Ramesh S. Balsekar (1917-2009) was one of the world's leading Advaita sages and the author of over 30 books. The basic concept of his teaching is that, "All there is, is Consciousness; all actions are happenings the functioning of the Primal Energy, and not the doing by anyone. Ramesh framed his concepts in the context of daily living. from his experience as a bank president and a family man.
The famous psychoanalyst and social reformer, Erich Fromm, said that "Man is the only animal for whom his own existence is a problem which he has to solve." Most of us view life from this perspective, getting caught up in the web of daily living its ups and downs, highs and lows and the emotional turmoils that usually go with it. As Advaita sage Ramesh Balsekar says, "What is not realized is that life is like a wide and deep river flowing incessantly, continuously, always in movement - whereas the day-to-day living for most people, seemingly out of choice, is a preference for the security and stagnancy of the little pools beside the river." Ramesh avers that what usually disturbs our peace and tranquillity - is a thought. A thought about something that we should or shouldn't have done, or that which someone else should or shouldn't have done to us. Such thoughts result in feelings of ill will, hatred, jealousy, guilt, shame, fear, arrogance and self-righteous anger.

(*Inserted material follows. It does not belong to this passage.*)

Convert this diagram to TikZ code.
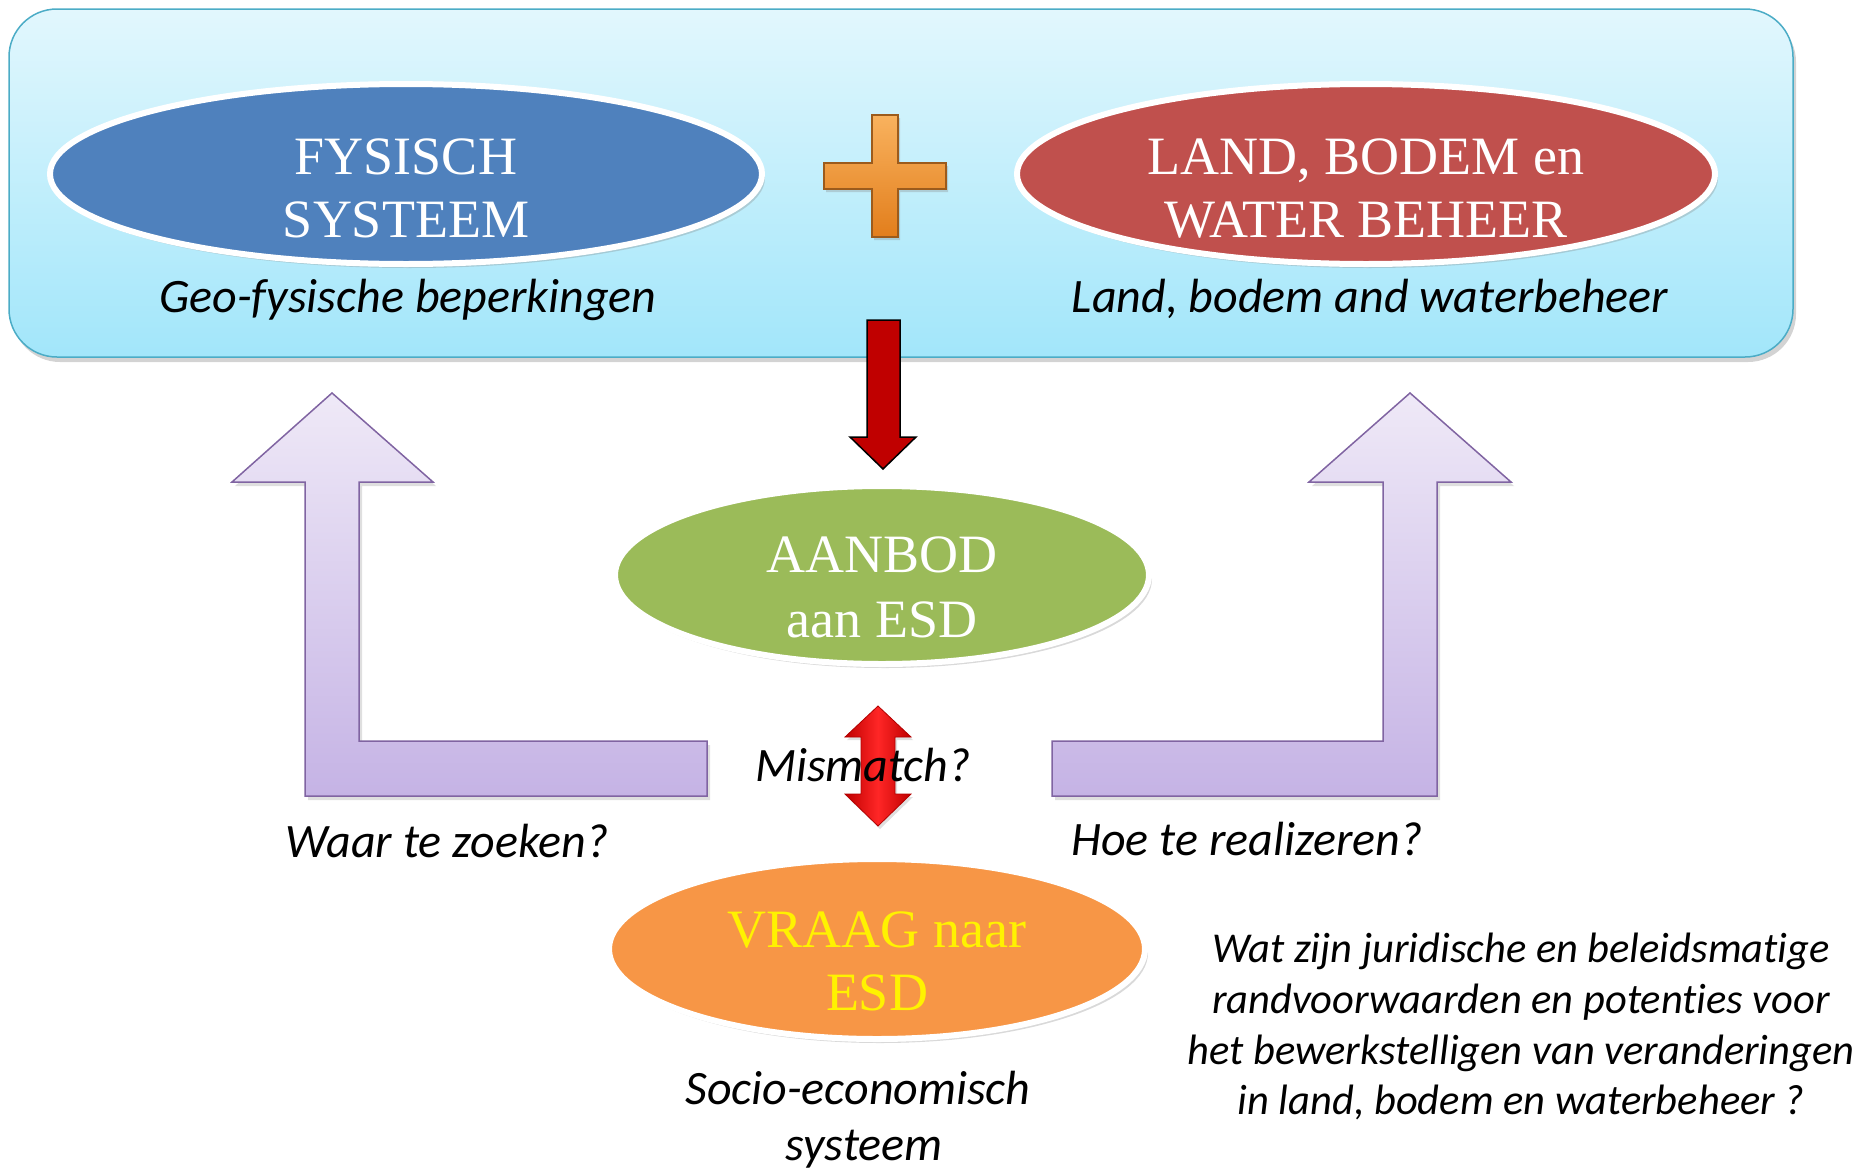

Paul Valery, the French poet, could not have put it better when he said, "Man's greatest misfortune is that he has no organ, no kind of eyelid or brake to mask or block a thought, or all thoughts, when he wants to." The Indian philosophy of Advaita is based upon the concept of 'non-duality' which affirms that there is only 'One Source'. Ramesh uses an apt metaphor to describe this: just as electricity passes through different gadgets and each of them, in turn, produces that which it is designed to; the impersonal energy operates, in a similar manner, through different body-mind organisms and each body-mind organism produces an output based on its programming and conditioning. No one is a 'doer' but, rather, all actions are happenings which could not have happened unless they were ordained by this 'One Source' which some identify as God.